[pp.int.general] Piracy and poor countries: Big Content wants to have its cake and eat it too
NingúnOtro
ningunotro at hotmail.com
Tue May 3 22:43:43 CEST 2011
El mar, 03-05-2011 a las 18:44 +0200, Rick Falkvinge (Piratpartiet)
escribió:
> > Here is the link to get this amazing report:
>
> > http://piracy.ssrc.org/the-report/
>
> I just came from a panel in the European Parliament where this report
> was presented. It appears really worthwhile.
>
> Golden quotes from the panel. "This discussion has been cluttered by
> lobbyists and a lack of facts."
>
Lobbyists and lack of facts, indeed.
As far as I can see, arguments about facts always talk about squeezing a
last few bucks out of 50 year old works by giving the rights owners
another 45 or now 20 years.
I think we all know that it is very hard to find 50 year old recordings
for sale commercially... and I do not think more time will be any
incentive to that.
What I believe is that the contents industry is scared to death by a few
coincidences...
1) General Crisis is rampant... and this means on one side people who
lose their jobs are left with far lower budgets... as basic needs get
harder to cover... there is less left for non-basic "time-filling"

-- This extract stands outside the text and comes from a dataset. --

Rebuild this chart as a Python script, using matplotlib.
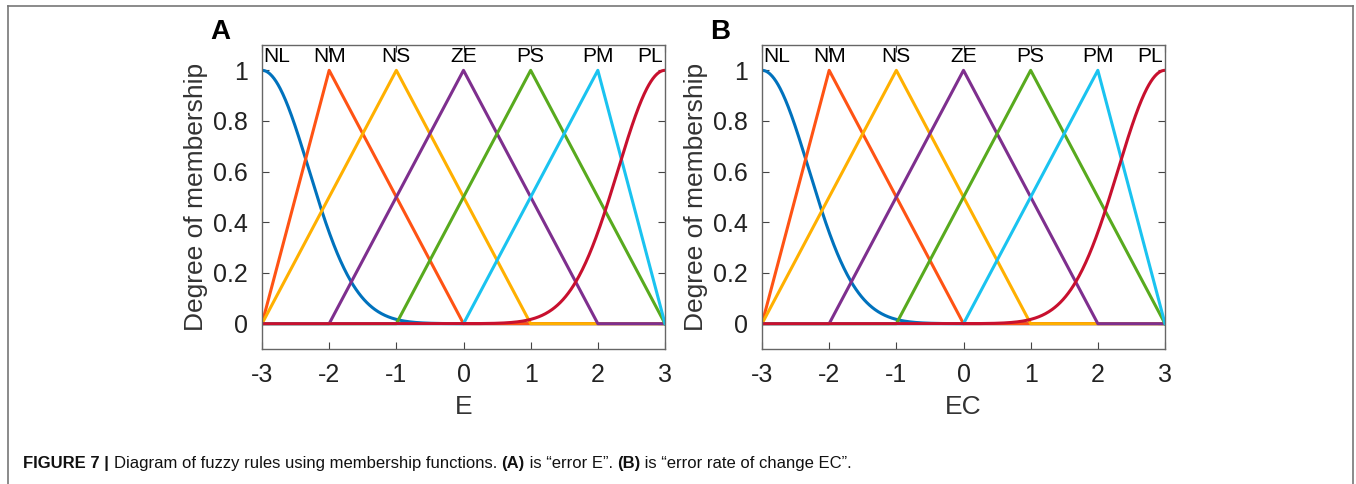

content as sold by the industry. At the same time, people who lose their
job find themselves with an awful lot of idle time they need to "spend"
cheaply if they do not want to die out of sheer boredom... so they pay
their broadband connection as cheap as possible... and then hunt for
free content.
There are two kinds of people, those that still care about logic and
ethic, who will look after content with free licenses and/or in the
public domain, and those that do not give a damn (or may even think that
what they do is fair retaliation for the industry being such a nuisance)
and will download whatever is made available.
2) The modern logistics of "whatever is made available".
The content industry has some long term investments... lets say it buys
a 1.000 million studio and it pays 20 million a year + interests over 50
years. It has to sell whatever it produces in such a way as to earn at
least 20 million + interests + yearly working & maintenance costs EACH
year in order not to go broke.
People are already buying less because their income dwindles. Of course,
the content industry is not the only one affected.
But then, the other industries do not have to cope with the murderous
competition of WORLDWIDE, DEMATERIALIZED, ZERO-COST DELIVERY of
COMPETING CONTENT.
Second-hand book and record stores were no real competition because
there was a need for physical proximity of the goodies and the
convenience of the proximity of their distribution channels outperformed
both second-hand stores and public libraries.
Ubiquitous internet and ubiquitous digitalisation HAS INVERSED THIS
SITUATION TO THEIR DISADVANTAGE.
There is ONE BIG REASON why the industry does not like digitalisation at
all... One customer has only a limited time available to look at
content. Lets say he is sold a book at a price of 20€ and it takes 3
hours to read. Lets say the profit margin is 15€. That makes a statistic
of 5€ per client per hour. The client pays because he gets something
material and three hours of reading.
Now, the client is very reluctant about paying the same 20€ for the same
3 hours of reading if he does not get something material that represents
the counterpart of his money. So he does not buy digital at 20€, he'd
buy the product for 3€ and he still is left with the feeling that 2,9€
of it is pure profit margin for the business, more than enough.
And it is enough! Enough as a big chunk of the total price... but not
enough in such a way as to have the business earn at least 20 million +
interests + yearly working & maintenance costs EACH year in order not to
go broke. At 2,9€ profit margin... that makes a statistic of only 1€ per
client per hour (FIVE TIMES LESS THAN WITH THE PRINTED BOOK).
There is a huge and increased competition for the hours of attention of
every possible customer (time is compressible nor expandable)... and
there is far less to be made as a profit margin from every captured
hour... but still the loans and mortgages on the material production
facilities demand 20 million a year + interests!
Of course, the more free content is made available, be it legally or
otherwise... the more consumer hours are lost to the industry. It does
not matter whether the reasons are legit or not... THEY ARE LOST.
This is why the industry focuses its efforts on:
1) Avoiding at all costs that even more free content becomes
available... extending copyright, extending copyright, ...
2) Help censor the internet in any way that collaterally makes
downloading anything, be it legal or illegal, a pain in the ass for
somebody... so that they self-censor (that is what they try to put as a
burden on the carriers).
The government is glad to help... because the business is a big chunk of
the GDP, and because it is a handy excuse behind which to hide so as not
to publicize that it seeks control of what circulates on the internet
for other reasons (to make opposition impossible).